Washington, D.C. 20549

SCHEDULE 13D

Under the Securities Exchange Act of 1934
(Amendment No. 1 )*

HALLADOR PETROLEUM COMPANY
(Name of Issuer)
Common Stock, par value $.01
(Title of Class of Securities)
406092205
(CUSIP Number)
Peter A. Leidel
410 Park Avenue, 19th Floor
New York, New York 10022
(Name, Address and Telephone Number of Person Authorized to
Receive Notices and Communications)
December 20, 2005
(Date of Event Which Requires Filing of this Statement)

If the filing person has previously filed a statement on Schedule 13G to report the acquisition that is the subject of this Schedule 13D, and is filing this schedule because of §§240.13d-1(e), 240.13d-1(f) or 240.13d-1(g), check the following box. o

Note: Schedules filed in paper format shall include a signed original and five copies of the schedule, including all exhibits. See §240.13d-7 for other parties to whom copies are to be sent.

* The remainder of this cover page shall be filled out for a reporting person’s initial filing on this form with respect to the subject class of securities, and for any subsequent amendment containing information which would alter disclosures provided in a prior cover page.

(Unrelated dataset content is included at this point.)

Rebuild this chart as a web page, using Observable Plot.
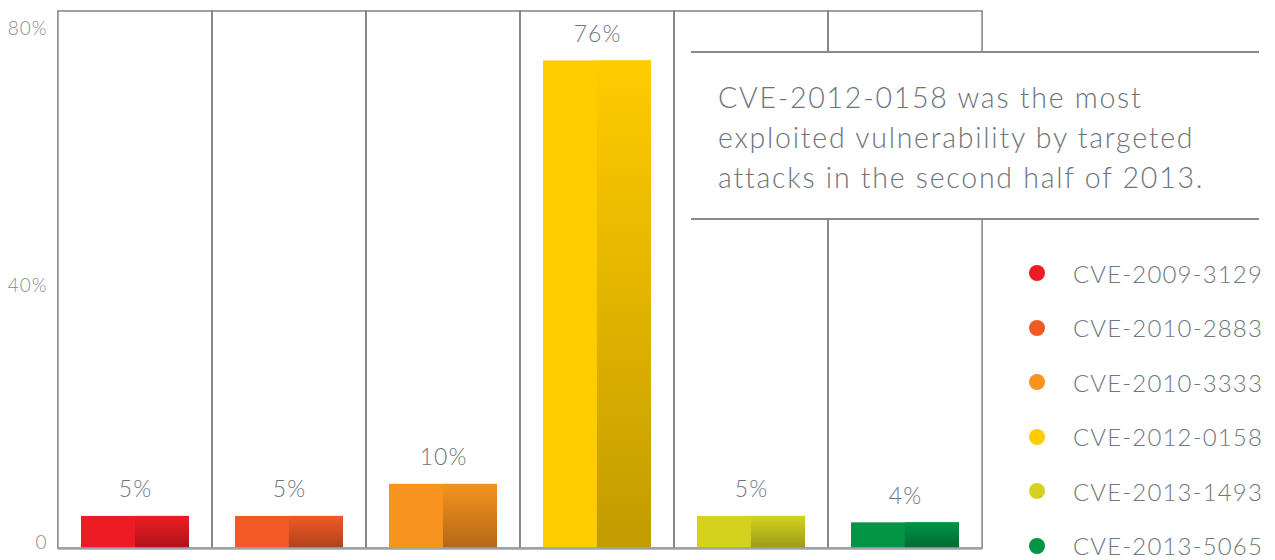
<!DOCTYPE html>
<html>
<head>
<meta charset="utf-8">
<script src="https://cdn.jsdelivr.net/npm/d3@7"></script>
<script src="https://cdn.jsdelivr.net/npm/@observablehq/plot@0.6"></script>
<style>
  html, body { margin: 0; padding: 0; background: #fff; }
  #wrap { position: relative; width: 1275px; height: 560px; font-family: Lato, "Open Sans", sans-serif; font-weight: 300; color: #6d747b; }
  #wrap svg text { letter-spacing: 1px; }
  #note { position: absolute; left: 691px; top: 51px; width: 568px; height: 169px; box-sizing: border-box;
          background: #fff; border-top: 2px solid #858b91; border-bottom: 2px solid #858b91;
          padding: 24px 0 0 27px; font-size: 28.5px; line-height: 40px; letter-spacing: 1.75px; color: #6d747b; white-space: nowrap; }
  #legend { position: absolute; left: 1029px; top: 246px; }
  .item { height: 54.5px; display: flex; align-items: center; font-size: 24px; letter-spacing: 1.15px; color: #6f777e; white-space: nowrap; }
  .dot { width: 16px; height: 16px; border-radius: 50%; margin-right: 28px; flex: none; }
</style>
</head>
<body>
<div id="wrap"></div>
<script>
// ---- data ----
const cves = ["CVE-2009-3129", "CVE-2010-2883", "CVE-2010-3333", "CVE-2012-0158", "CVE-2013-1493", "CVE-2013-5065"];
const values = [5, 5, 10, 76, 5, 4];
const baseColors = ["#ed1c24", "#f15a24", "#f7931e", "#ffcc00", "#d4d21f", "#009444"];
const darkColors = ["#ae121b", "#b1411c", "#b46718", "#c39b00", "#9c9a18", "#006a32"];
const yTicks = [0, 40, 80];
const yTickLabels = ["0", "40%", "80%"];
const noteText = ["CVE-2012-0158 was the most", "exploited vulnerability by targeted", "attacks in the second half of 2013."];

const data = cves.map((c, i) => ({cve: c, value: values[i], base: baseColors[i], grad: `url(#grad-${i})`}));

// ---- layout ----
const W = 1275, H = 560;
const mL = 58, mR = 293, mT = 11, mB = 12;
const yMax = 83.7;
const pIn = 0.3, pOut = 0.15;
const step = (W - mL - mR) / cves.length;
const bw = step * (1 - pIn);
const gap = (step - bw) / 2;
const lineColor = "#7d848b";
const textColor = "#6d747b";

const defs = () => {
  const d = d3.create("svg:defs");
  data.forEach((r, i) => {
    const g = d.append("linearGradient").attr("id", `grad-${i}`).attr("x1", 0).attr("y1", 0).attr("x2", 0).attr("y2", 1);
    g.append("stop").attr("offset", "0%").attr("stop-color", baseColors[i]);
    g.append("stop").attr("offset", "100%").attr("stop-color", darkColors[i]);
  });
  return d.node();
};

const chart = Plot.plot({
  width: W, height: H,
  marginLeft: mL, marginRight: mR, marginTop: mT, marginBottom: mB,
  style: {fontFamily: "Lato, 'Open Sans', sans-serif", background: "#fff"},
  x: {domain: cves, paddingInner: pIn, paddingOuter: pOut, axis: null},
  y: {domain: [0, yMax], axis: null},
  color: {type: "identity"},
  marks: [
    defs,
    // column frames
    Plot.barY(data, {x: "cve", y1: 0, y2: yMax, fill: "none", stroke: lineColor, strokeWidth: 1.5, insetLeft: -gap, insetRight: -gap}),
    // bars: flat left + gradient right
    Plot.barY(data, {x: "cve", y: "value", fill: "base"}),
    Plot.barY(data, {x: "cve", y: "value", fill: "grad", insetLeft: bw / 2}),
    // baseline
    Plot.ruleY([0], {stroke: "#9ea3a8", strokeWidth: 2.5}),
    // value labels
    Plot.text(data, {x: "cve", y: "value", text: d => `${d.value}%`, dy: -19, lineAnchor: "bottom", fontSize: 23, fontWeight: 300, fill: textColor}),
    // y axis labels
    Plot.axisY(yTicks, {label: null, tickSize: 0, tickPadding: 11, tickFormat: (d) => yTickLabels[yTicks.indexOf(d)], lineAnchor: "bottom", dy: 0, fontSize: 19, fontWeight: 300, fill: "#868c92"})
  ]
});

const wrap = document.getElementById("wrap");
wrap.appendChild(chart);

const note = document.createElement("div");
note.id = "note";
note.innerHTML = noteText.join("<br>");
wrap.appendChild(note);

const legend = document.createElement("div");
legend.id = "legend";
cves.forEach((c, i) => {
  const it = document.createElement("div");
  it.className = "item";
  it.innerHTML = `<span class="dot" style="background:${baseColors[i]}"></span><span>${c}</span>`;
  legend.appendChild(it);
});
wrap.appendChild(legend);
</script>
</body>
</html>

The information required on the remainder of this cover page shall not be deemed to be “filed” for the purpose of Section 18 of the Securities Exchange Act of 1934 (“Act”) or otherwise subject to the liabilities of that section of the Act but shall be subject to all other provisions of the Act (however, see the Notes).

Persons who respond to the collection of information contained in this form are not required to respond unless the form displays a currently valid OMB control number.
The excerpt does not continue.